Watching England isn’t fun any more, is it. There is no excited anticipation in the build-up to the game. No arranging days in advance where you will be watching the game, getting there three hours before kick-off to get a seat in the pub, not going to the gents for fear of losing your spot, and still somehow end up watching the game coiled around a pillar with one side of the TV blocked by someone’s enormous head.

I can still clearly remember England matches from the 1990s (including qualifiers and friendlies), where I watched them, and how the whole pub would be straining towards the TV. That doesn’t happen any more. England games in this decade have passed by in a blur of stalemates and substitutions. During Saturday’s game against Israel you could have walked into my local after kick-off and still got a prime viewing seat. People were chatting and occasionally glancing up at the screen and tutting. It might as well have been golf on the box, not a vital qualifier for the England football team.
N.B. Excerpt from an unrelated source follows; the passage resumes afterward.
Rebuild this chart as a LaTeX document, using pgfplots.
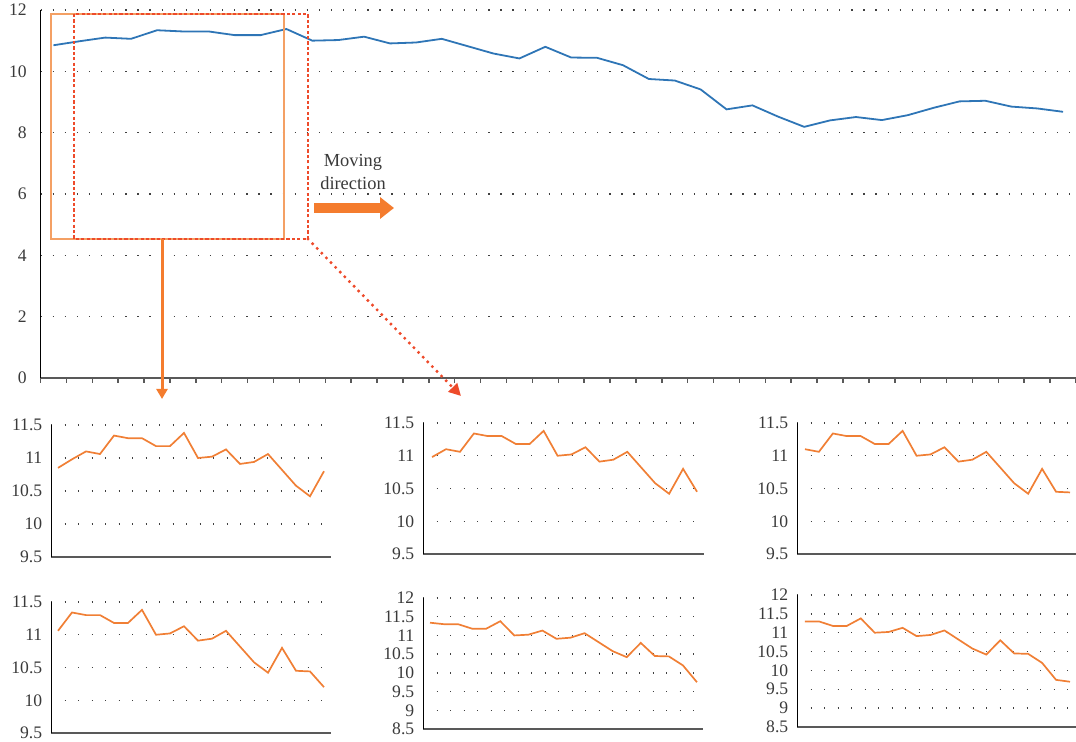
\documentclass[border=0pt]{standalone}
\usepackage{fontspec}
\setmainfont{Liberation Serif}
\usepackage{pgfplots}
\pgfplotsset{compat=1.18}
\usepackage{pgfplotstable}
\usetikzlibrary{arrows.meta}
\definecolor{lblue}{HTML}{2E75B6}
\definecolor{lorange}{HTML}{F07F35}
\definecolor{rorange}{HTML}{F4A064}
\definecolor{aorange}{HTML}{F47C2E}
\definecolor{lred}{HTML}{EE4B2B}
\definecolor{axgray}{HTML}{595959}
\definecolor{txtgray}{HTML}{3A3A3A}

\pgfplotstableread{
x y
1 10.85
2 10.98
3 11.10
4 11.06
5 11.34
6 11.30
7 11.30
8 11.18
9 11.18
10 11.38
11 11.00
12 11.02
13 11.13
14 10.91
15 10.94
16 11.06
17 10.82
18 10.58
19 10.42
20 10.80
21 10.45
22 10.44
23 10.20
24 9.75
25 9.70
26 9.41
27 8.76
28 8.89
29 8.52
30 8.19
31 8.40
32 8.51
33 8.41
34 8.57
35 8.81
36 9.02
37 9.04
38 8.85
39 8.79
40 8.68
}\data

\pgfplotsset{
  base/.style={
    scale only axis, anchor=south west, clip=false,
    axis x line=bottom, axis y line=left,
    x axis line style={-, draw=axgray, line width=0.85pt},
    y axis line style={-, draw=black, line width=0.5pt},
    ymajorgrids,
    grid style={draw=black!75, line width=0.65pt, dash pattern=on 0.65pt off 5.6pt},
    major tick length=0pt,
    ytick style={draw=none},
    yticklabel style={font=\fontsize{8.8}{10}\selectfont, text=txtgray, inner sep=0pt, anchor=east, xshift=-4.2pt},
    /pgf/number format/assume math mode=true,
  },
  inset/.style={base, xtick=\empty,
    grid style={draw=black!75, line width=0.65pt, dash pattern=on 0.65pt off 6.1pt}},
  lowr/.style={ymin=9.5, ymax=11.5, ytick={9.5,10,10.5,11,11.5}},
  wide/.style={ymin=8.5, ymax=12, ytick={8.5,9,9.5,10,10.5,11,11.5,12}},
  oline/.style={draw=lorange, line width=0.85pt, no marks},
}

\begin{document}
\begin{tikzpicture}
\path[use as bounding box] (0,0) rectangle (538pt,-371pt);

% main axis
\begin{axis}[base, at={(20.25pt,-189pt)}, width=517.75pt, height=184pt,
  xmin=0.5, xmax=40.5, ymin=0, ymax=12, ytick={0,2,...,12},
  xtick={0.5,1.5,...,40.5}, xticklabels={},
  major tick length=2.5pt, tick align=outside,
  xtick style={draw=axgray, line width=0.75pt},
  grid style={draw=black!75, line width=0.65pt, dash pattern=on 0.65pt off 5.4pt}]
\addplot[draw=lblue, line width=0.9pt, no marks] table[x=x,y=y]{\data};
\end{axis}

% insets
\begin{axis}[inset, lowr, at={(25.5pt,-278.5pt)}, width=140pt, height=66pt, xmin=0.5, xmax=20.5]
\addplot[oline, restrict x to domain=1:20] table[x=x,y=y]{\data};
\end{axis}
\begin{axis}[inset, lowr, at={(211.5pt,-277pt)}, width=140.5pt, height=65.5pt, xmin=1.35, xmax=21.5]
\addplot[oline, restrict x to domain=2:21] table[x=x,y=y]{\data};
\end{axis}
\begin{axis}[inset, lowr, at={(398.5pt,-277pt)}, width=139.5pt, height=65.5pt, xmin=2.43, xmax=22.43]
\addplot[oline, restrict x to domain=3:22] table[x=x,y=y]{\data};
\end{axis}
\begin{axis}[inset, lowr, at={(25.5pt,-366.5pt)}, width=140pt, height=65.5pt, xmin=3.5, xmax=23.5]
\addplot[oline, restrict x to domain=4:23] table[x=x,y=y]{\data};
\end{axis}
\begin{axis}[inset, wide, at={(211.5pt,-364.5pt)}, width=140pt, height=65.5pt, xmin=4.5, xmax=24.43]
\addplot[oline, restrict x to domain=5:24] table[x=x,y=y]{\data};
\end{axis}
\begin{axis}[inset, wide, at={(398.5pt,-363.5pt)}, width=139.5pt, height=66pt, xmin=5.43, xmax=25.43]
\addplot[oline, restrict x to domain=6:25] table[x=x,y=y]{\data};
\end{axis}

% annotations (pixel coordinates)
\begin{scope}[x=0.5pt, y=-0.5pt]
\draw[rorange, line width=0.8pt] (51,14) rectangle (284,239);
\draw[lred, line width=0.7pt, dash pattern=on 1.6pt off 1.1pt] (74,14) rectangle (308,239);
\draw[aorange, line width=1.5pt, -{Triangle[length=5pt,width=5.5pt]}] (162,239) -- (162,399);
\draw[lred, line width=1.7pt, line cap=round, dash pattern=on 0pt off 3.3pt,
  -{Triangle[length=6pt,width=6pt]}] (308,239) -- (461,396);
\draw[aorange, line width=4.7pt, -{Triangle[length=7pt,width=10.5pt]}] (314,208) -- (394,208);
\node[align=center, font=\fontsize{9.2}{11.5}\selectfont, text=txtgray, anchor=base] at (353,190) {Moving\\direction};
\end{scope}
\end{tikzpicture}
\end{document}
Things need to change. I’m all in favour of sacking McClaren and dropping Lampard for the reasons many of you have already given on CaughtOffside. But I think the malaise goes deeper than that and consequently more fundamental changes are needed.

Fans won’t care about England again until the players and management do. To begin with, the manager must ensure that all England matches are taken seriously. Eriksson transformed friendlies into testimonials: slow, passionless, and a second half made farcical by wholesale substitutions. And they were optional. Eriksson would politely ask Premiership club managers if he could borrow their players for a few days and would promise to only play them for 45-60 minutes. Hang on, club managers are not doing national teams a favour in releasing players for internationals, they have to according to FIFA rules. I don’t want an England manager to plead with Ferguson, I want a manager who will tell him to “f*ck off” and spam him. If England does not take practice matches seriously the players will continue to play like 11 individuals instead of a team.

This lacklustre approach to friendlies has gradually seeped into competitive matches too, so now all England games are dull. Many England players are over-rated, but the national team’s dire performances are due more to a lack of effort than talent and they are capable of giving any team a game when they go for it. England’s best performance and most exciting game in the last few years came in a friendly against Argentina and it was because the team played like they cared. Nobody picked up a mysterious injury just before the game only to magically recover in time for his next club game. Nobody happily trotted off after 60 minutes. Everyone wanted desperately to be part of an England win. But players should not only be motivated against one of the world’s top teams; they should be bursting to do well every time they represent their country. And if they are not, they should not be picked.

Unfortunately the money and hype surrounding English footballers, especially those playing in the Champions League, has inflated the egos of some of our best players and sapped their hunger. The gap between the image they have of themselves and the reality of what we are all seeing in their performances on the pitch has grown so wide that something has to give. I hope that it is just these swaggering players who suffer the consequences by being dropped by a new manager; a manager who is not paralysed by cautious tactics and a fear of upsetting club managers, big name players and the tabloid press.

A manager with balls and players with pride. That would make people care about England again.